- [DIRECTION] In the records that follow, the lines from the one containing "Generate a Python" to the one containing "from matplotlib.patches import Rectangle", inclusive, are to be given again exactly.

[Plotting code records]
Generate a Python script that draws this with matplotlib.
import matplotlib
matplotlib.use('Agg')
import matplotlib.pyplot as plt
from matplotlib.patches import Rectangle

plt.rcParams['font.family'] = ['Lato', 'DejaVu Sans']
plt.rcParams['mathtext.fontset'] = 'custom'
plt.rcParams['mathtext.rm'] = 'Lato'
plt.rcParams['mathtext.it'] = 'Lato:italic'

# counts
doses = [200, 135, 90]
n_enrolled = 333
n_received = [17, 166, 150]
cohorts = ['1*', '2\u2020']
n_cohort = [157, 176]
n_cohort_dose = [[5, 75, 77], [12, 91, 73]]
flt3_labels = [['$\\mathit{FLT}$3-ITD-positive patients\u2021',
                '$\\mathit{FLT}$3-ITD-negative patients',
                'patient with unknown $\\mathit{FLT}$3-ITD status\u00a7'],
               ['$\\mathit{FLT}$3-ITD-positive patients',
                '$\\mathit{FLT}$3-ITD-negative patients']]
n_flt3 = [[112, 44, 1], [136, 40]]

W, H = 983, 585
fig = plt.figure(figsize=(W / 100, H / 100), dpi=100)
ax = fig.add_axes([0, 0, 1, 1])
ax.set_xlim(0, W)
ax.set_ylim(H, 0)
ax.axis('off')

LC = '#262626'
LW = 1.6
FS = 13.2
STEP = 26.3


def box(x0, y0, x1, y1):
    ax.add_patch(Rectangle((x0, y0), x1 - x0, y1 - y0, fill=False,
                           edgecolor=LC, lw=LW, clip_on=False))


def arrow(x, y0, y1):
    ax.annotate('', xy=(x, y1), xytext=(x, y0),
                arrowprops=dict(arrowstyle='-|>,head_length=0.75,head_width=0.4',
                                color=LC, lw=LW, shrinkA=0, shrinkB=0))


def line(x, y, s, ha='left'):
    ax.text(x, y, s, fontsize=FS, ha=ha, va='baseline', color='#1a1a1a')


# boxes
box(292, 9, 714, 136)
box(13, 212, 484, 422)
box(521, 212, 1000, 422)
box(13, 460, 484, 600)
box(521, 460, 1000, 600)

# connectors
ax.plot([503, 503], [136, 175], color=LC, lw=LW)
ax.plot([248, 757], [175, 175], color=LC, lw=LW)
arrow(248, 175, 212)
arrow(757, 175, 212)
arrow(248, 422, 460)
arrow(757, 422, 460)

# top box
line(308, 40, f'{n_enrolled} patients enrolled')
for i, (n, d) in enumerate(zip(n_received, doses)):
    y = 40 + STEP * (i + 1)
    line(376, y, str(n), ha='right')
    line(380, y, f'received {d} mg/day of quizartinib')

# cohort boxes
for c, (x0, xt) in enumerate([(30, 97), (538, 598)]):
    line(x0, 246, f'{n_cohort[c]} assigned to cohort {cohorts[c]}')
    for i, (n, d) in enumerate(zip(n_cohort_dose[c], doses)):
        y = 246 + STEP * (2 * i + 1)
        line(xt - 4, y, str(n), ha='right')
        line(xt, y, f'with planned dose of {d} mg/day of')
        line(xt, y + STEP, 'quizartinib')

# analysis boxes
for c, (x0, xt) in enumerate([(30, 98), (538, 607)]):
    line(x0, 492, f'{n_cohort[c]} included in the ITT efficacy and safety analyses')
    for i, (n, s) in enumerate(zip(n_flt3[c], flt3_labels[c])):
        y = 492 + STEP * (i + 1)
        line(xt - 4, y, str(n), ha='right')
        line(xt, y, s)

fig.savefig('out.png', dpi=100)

* * *

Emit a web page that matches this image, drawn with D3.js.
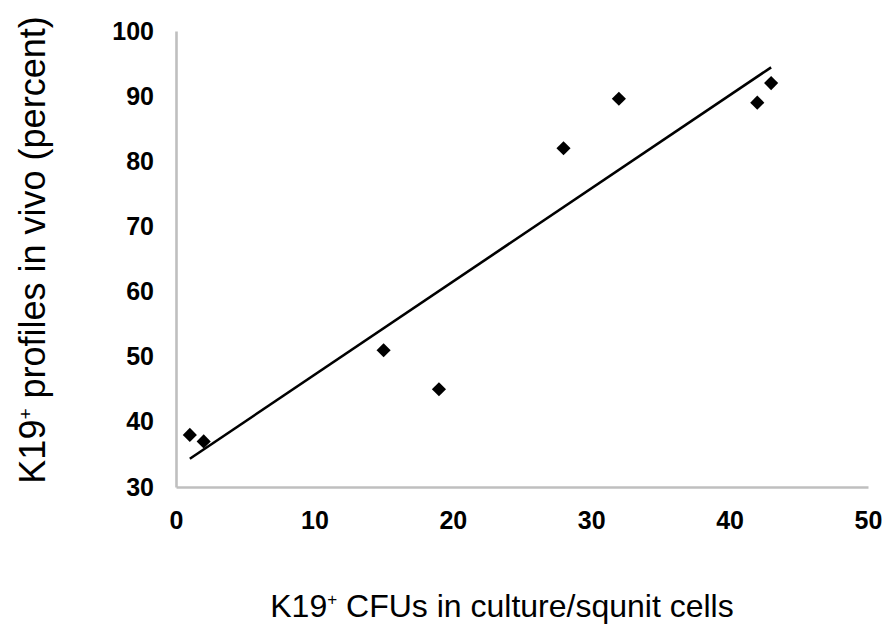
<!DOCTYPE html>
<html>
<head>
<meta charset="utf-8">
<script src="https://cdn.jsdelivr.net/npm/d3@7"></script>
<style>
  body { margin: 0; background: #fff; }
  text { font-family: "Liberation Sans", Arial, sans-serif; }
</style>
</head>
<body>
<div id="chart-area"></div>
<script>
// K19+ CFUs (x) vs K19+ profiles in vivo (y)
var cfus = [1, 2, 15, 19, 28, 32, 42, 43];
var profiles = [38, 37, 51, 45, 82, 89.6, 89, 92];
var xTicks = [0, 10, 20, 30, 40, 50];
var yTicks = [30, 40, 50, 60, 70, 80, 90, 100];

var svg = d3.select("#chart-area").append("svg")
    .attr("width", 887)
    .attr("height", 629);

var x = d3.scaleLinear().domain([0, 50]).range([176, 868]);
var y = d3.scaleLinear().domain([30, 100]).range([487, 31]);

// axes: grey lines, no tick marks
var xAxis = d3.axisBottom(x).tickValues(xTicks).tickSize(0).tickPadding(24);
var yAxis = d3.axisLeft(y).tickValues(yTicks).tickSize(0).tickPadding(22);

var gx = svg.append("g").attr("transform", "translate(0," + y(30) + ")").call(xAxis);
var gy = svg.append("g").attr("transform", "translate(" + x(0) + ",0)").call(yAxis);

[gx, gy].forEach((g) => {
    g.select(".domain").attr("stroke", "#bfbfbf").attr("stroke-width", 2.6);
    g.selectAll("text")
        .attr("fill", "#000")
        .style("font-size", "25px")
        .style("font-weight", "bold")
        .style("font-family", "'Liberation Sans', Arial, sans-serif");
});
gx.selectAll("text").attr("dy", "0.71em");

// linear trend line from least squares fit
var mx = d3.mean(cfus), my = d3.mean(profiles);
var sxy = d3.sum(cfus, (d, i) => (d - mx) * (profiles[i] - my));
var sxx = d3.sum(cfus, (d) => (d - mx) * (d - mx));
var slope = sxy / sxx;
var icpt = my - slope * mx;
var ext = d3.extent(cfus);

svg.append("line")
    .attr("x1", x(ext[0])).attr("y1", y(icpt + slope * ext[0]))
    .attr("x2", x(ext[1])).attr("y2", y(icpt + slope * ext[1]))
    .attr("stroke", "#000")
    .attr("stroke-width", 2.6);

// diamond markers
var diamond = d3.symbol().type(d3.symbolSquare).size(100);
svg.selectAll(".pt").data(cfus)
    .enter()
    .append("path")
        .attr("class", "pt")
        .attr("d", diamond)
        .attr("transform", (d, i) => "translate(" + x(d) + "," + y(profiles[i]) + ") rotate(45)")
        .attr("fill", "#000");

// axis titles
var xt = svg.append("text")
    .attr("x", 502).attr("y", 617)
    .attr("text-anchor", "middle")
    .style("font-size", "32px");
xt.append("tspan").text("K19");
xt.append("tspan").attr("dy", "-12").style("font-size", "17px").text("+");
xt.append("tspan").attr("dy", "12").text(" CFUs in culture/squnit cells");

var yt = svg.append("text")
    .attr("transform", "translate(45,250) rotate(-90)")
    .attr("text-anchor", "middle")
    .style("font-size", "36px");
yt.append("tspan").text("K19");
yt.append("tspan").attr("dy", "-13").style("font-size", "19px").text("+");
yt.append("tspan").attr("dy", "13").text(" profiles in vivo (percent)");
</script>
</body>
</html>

- [WRITTEN RESPONSE]
Generate a Python script that draws this with matplotlib.
import matplotlib
matplotlib.use('Agg')
import matplotlib.pyplot as plt
from matplotlib.patches import Rectangle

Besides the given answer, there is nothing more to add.